REQUIRED TASK | Reproduce all of the data exactly, with no line skipped.

## begin INFORMATION SHOWN

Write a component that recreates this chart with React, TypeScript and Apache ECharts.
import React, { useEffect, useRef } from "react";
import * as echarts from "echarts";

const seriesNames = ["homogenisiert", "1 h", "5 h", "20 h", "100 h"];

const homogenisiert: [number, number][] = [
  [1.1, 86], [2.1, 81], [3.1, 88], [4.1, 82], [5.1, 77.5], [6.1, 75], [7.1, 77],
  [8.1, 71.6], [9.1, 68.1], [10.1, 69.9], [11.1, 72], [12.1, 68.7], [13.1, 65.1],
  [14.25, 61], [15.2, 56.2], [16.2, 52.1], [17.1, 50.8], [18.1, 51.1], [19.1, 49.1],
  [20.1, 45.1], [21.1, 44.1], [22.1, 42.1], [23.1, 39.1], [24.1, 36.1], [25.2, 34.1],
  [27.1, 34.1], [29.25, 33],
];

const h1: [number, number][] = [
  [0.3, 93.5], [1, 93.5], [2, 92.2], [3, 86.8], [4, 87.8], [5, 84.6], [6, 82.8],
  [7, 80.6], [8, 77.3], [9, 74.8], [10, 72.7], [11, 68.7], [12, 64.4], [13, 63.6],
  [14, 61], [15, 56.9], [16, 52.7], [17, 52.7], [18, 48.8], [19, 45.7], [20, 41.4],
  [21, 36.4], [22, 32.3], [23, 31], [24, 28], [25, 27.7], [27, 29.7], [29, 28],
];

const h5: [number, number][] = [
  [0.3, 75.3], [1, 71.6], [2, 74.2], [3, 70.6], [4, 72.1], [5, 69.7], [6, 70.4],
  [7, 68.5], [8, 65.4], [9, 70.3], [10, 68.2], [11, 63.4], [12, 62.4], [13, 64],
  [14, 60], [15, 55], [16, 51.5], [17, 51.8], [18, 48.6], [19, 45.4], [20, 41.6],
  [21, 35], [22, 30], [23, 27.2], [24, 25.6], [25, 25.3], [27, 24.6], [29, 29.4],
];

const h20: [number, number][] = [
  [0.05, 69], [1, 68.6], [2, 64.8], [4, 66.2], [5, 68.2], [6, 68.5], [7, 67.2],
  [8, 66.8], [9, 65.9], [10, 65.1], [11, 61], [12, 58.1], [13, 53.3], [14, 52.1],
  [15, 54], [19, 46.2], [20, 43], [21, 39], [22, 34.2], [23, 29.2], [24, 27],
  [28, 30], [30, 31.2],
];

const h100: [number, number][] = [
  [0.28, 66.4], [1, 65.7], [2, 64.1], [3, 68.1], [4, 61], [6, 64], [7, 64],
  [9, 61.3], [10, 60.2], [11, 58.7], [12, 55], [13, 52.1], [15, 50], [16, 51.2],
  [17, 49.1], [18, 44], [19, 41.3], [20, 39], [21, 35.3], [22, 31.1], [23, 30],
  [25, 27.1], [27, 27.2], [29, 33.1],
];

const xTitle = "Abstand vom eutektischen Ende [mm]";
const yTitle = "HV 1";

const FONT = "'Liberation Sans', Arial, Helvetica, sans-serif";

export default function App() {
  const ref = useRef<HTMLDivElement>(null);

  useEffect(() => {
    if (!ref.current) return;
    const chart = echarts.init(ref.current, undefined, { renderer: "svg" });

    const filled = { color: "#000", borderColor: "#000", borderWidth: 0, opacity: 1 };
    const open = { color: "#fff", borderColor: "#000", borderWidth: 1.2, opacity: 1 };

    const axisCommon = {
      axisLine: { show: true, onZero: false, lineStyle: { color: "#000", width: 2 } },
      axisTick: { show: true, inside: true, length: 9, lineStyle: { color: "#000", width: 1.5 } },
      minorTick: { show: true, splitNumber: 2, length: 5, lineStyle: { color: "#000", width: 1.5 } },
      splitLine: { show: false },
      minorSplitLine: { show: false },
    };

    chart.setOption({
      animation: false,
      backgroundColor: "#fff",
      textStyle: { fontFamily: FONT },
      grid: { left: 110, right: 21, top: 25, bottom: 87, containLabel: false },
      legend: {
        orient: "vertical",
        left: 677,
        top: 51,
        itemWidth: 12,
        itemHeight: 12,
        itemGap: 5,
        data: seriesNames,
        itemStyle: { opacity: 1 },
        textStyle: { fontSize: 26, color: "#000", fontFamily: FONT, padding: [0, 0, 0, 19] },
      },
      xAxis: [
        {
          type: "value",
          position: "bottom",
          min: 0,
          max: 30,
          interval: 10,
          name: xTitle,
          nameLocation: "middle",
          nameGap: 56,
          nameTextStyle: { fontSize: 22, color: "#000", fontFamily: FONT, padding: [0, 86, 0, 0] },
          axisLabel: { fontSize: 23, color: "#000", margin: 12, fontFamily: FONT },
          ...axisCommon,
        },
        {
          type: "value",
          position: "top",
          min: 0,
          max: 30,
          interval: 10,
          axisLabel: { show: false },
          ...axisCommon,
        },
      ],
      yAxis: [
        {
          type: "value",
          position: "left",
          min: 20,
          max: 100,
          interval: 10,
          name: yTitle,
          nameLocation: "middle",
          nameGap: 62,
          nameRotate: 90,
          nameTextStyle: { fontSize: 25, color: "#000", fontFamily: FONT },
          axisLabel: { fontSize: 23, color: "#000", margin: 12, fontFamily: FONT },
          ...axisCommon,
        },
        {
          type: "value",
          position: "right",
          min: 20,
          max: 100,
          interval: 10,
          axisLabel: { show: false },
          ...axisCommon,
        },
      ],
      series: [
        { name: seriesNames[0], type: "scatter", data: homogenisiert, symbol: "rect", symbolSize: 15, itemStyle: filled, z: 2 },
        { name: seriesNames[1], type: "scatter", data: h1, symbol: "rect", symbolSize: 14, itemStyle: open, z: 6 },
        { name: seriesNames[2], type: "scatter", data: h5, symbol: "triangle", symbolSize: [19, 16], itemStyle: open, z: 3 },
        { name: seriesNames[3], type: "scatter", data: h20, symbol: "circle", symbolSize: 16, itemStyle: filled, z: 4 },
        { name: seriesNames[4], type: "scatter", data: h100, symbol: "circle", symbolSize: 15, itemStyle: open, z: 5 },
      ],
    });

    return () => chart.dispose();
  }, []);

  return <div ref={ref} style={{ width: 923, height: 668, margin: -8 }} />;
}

## end INFORMATION SHOWN

REPLY |
Write a component that recreates this chart with React, TypeScript and Apache ECharts.
import React, { useEffect, useRef } from "react";
import * as echarts from "echarts";

const seriesNames = ["homogenisiert", "1 h", "5 h", "20 h", "100 h"];

const homogenisiert: [number, number][] = [
  [1.1, 86], [2.1, 81], [3.1, 88], [4.1, 82], [5.1, 77.5], [6.1, 75], [7.1, 77],
  [8.1, 71.6], [9.1, 68.1], [10.1, 69.9], [11.1, 72], [12.1, 68.7], [13.1, 65.1],
  [14.25, 61], [15.2, 56.2], [16.2, 52.1], [17.1, 50.8], [18.1, 51.1], [19.1, 49.1],
  [20.1, 45.1], [21.1, 44.1], [22.1, 42.1], [23.1, 39.1], [24.1, 36.1], [25.2, 34.1],
  [27.1, 34.1], [29.25, 33],
];

const h1: [number, number][] = [
  [0.3, 93.5], [1, 93.5], [2, 92.2], [3, 86.8], [4, 87.8], [5, 84.6], [6, 82.8],
  [7, 80.6], [8, 77.3], [9, 74.8], [10, 72.7], [11, 68.7], [12, 64.4], [13, 63.6],
  [14, 61], [15, 56.9], [16, 52.7], [17, 52.7], [18, 48.8], [19, 45.7], [20, 41.4],
  [21, 36.4], [22, 32.3], [23, 31], [24, 28], [25, 27.7], [27, 29.7], [29, 28],
];

const h5: [number, number][] = [
  [0.3, 75.3], [1, 71.6], [2, 74.2], [3, 70.6], [4, 72.1], [5, 69.7], [6, 70.4],
  [7, 68.5], [8, 65.4], [9, 70.3], [10, 68.2], [11, 63.4], [12, 62.4], [13, 64],
  [14, 60], [15, 55], [16, 51.5], [17, 51.8], [18, 48.6], [19, 45.4], [20, 41.6],
  [21, 35], [22, 30], [23, 27.2], [24, 25.6], [25, 25.3], [27, 24.6], [29, 29.4],
];

const h20: [number, number][] = [
  [0.05, 69], [1, 68.6], [2, 64.8], [4, 66.2], [5, 68.2], [6, 68.5], [7, 67.2],
  [8, 66.8], [9, 65.9], [10, 65.1], [11, 61], [12, 58.1], [13, 53.3], [14, 52.1],
  [15, 54], [19, 46.2], [20, 43], [21, 39], [22, 34.2], [23, 29.2], [24, 27],
  [28, 30], [30, 31.2],
];

const h100: [number, number][] = [
  [0.28, 66.4], [1, 65.7], [2, 64.1], [3, 68.1], [4, 61], [6, 64], [7, 64],
  [9, 61.3], [10, 60.2], [11, 58.7], [12, 55], [13, 52.1], [15, 50], [16, 51.2],
  [17, 49.1], [18, 44], [19, 41.3], [20, 39], [21, 35.3], [22, 31.1], [23, 30],
  [25, 27.1], [27, 27.2], [29, 33.1],
];

const xTitle = "Abstand vom eutektischen Ende [mm]";
const yTitle = "HV 1";

const FONT = "'Liberation Sans', Arial, Helvetica, sans-serif";

export default function App() {
  const ref = useRef<HTMLDivElement>(null);

  useEffect(() => {
    if (!ref.current) return;
    const chart = echarts.init(ref.current, undefined, { renderer: "svg" });

    const filled = { color: "#000", borderColor: "#000", borderWidth: 0, opacity: 1 };
    const open = { color: "#fff", borderColor: "#000", borderWidth: 1.2, opacity: 1 };

    const axisCommon = {
      axisLine: { show: true, onZero: false, lineStyle: { color: "#000", width: 2 } },
      axisTick: { show: true, inside: true, length: 9, lineStyle: { color: "#000", width: 1.5 } },
      minorTick: { show: true, splitNumber: 2, length: 5, lineStyle: { color: "#000", width: 1.5 } },
      splitLine: { show: false },
      minorSplitLine: { show: false },
    };

    chart.setOption({
      animation: false,
      backgroundColor: "#fff",
      textStyle: { fontFamily: FONT },
      grid: { left: 110, right: 21, top: 25, bottom: 87, containLabel: false },
      legend: {
        orient: "vertical",
        left: 677,
        top: 51,
        itemWidth: 12,
        itemHeight: 12,
        itemGap: 5,
        data: seriesNames,
        itemStyle: { opacity: 1 },
        textStyle: { fontSize: 26, color: "#000", fontFamily: FONT, padding: [0, 0, 0, 19] },
      },
      xAxis: [
        {
          type: "value",
          position: "bottom",
          min: 0,
          max: 30,
          interval: 10,
          name: xTitle,
          nameLocation: "middle",
          nameGap: 56,
          nameTextStyle: { fontSize: 22, color: "#000", fontFamily: FONT, padding: [0, 86, 0, 0] },
          axisLabel: { fontSize: 23, color: "#000", margin: 12, fontFamily: FONT },
          ...axisCommon,
        },
        {
          type: "value",
          position: "top",
          min: 0,
          max: 30,
          interval: 10,
          axisLabel: { show: false },
          ...axisCommon,
        },
      ],
      yAxis: [
        {
          type: "value",
          position: "left",
          min: 20,
          max: 100,
          interval: 10,
          name: yTitle,
          nameLocation: "middle",
          nameGap: 62,
          nameRotate: 90,
          nameTextStyle: { fontSize: 25, color: "#000", fontFamily: FONT },
          axisLabel: { fontSize: 23, color: "#000", margin: 12, fontFamily: FONT },
          ...axisCommon,
        },
        {
          type: "value",
          position: "right",
          min: 20,
          max: 100,
          interval: 10,
          axisLabel: { show: false },
          ...axisCommon,
        },
      ],
      series: [
        { name: seriesNames[0], type: "scatter", data: homogenisiert, symbol: "rect", symbolSize: 15, itemStyle: filled, z: 2 },
        { name: seriesNames[1], type: "scatter", data: h1, symbol: "rect", symbolSize: 14, itemStyle: open, z: 6 },
        { name: seriesNames[2], type: "scatter", data: h5, symbol: "triangle", symbolSize: [19, 16], itemStyle: open, z: 3 },
        { name: seriesNames[3], type: "scatter", data: h20, symbol: "circle", symbolSize: 16, itemStyle: filled, z: 4 },
        { name: seriesNames[4], type: "scatter", data: h100, symbol: "circle", symbolSize: 15, itemStyle: open, z: 5 },
      ],
    });

    return () => chart.dispose();
  }, []);

  return <div ref={ref} style={{ width: 923, height: 668, margin: -8 }} />;
}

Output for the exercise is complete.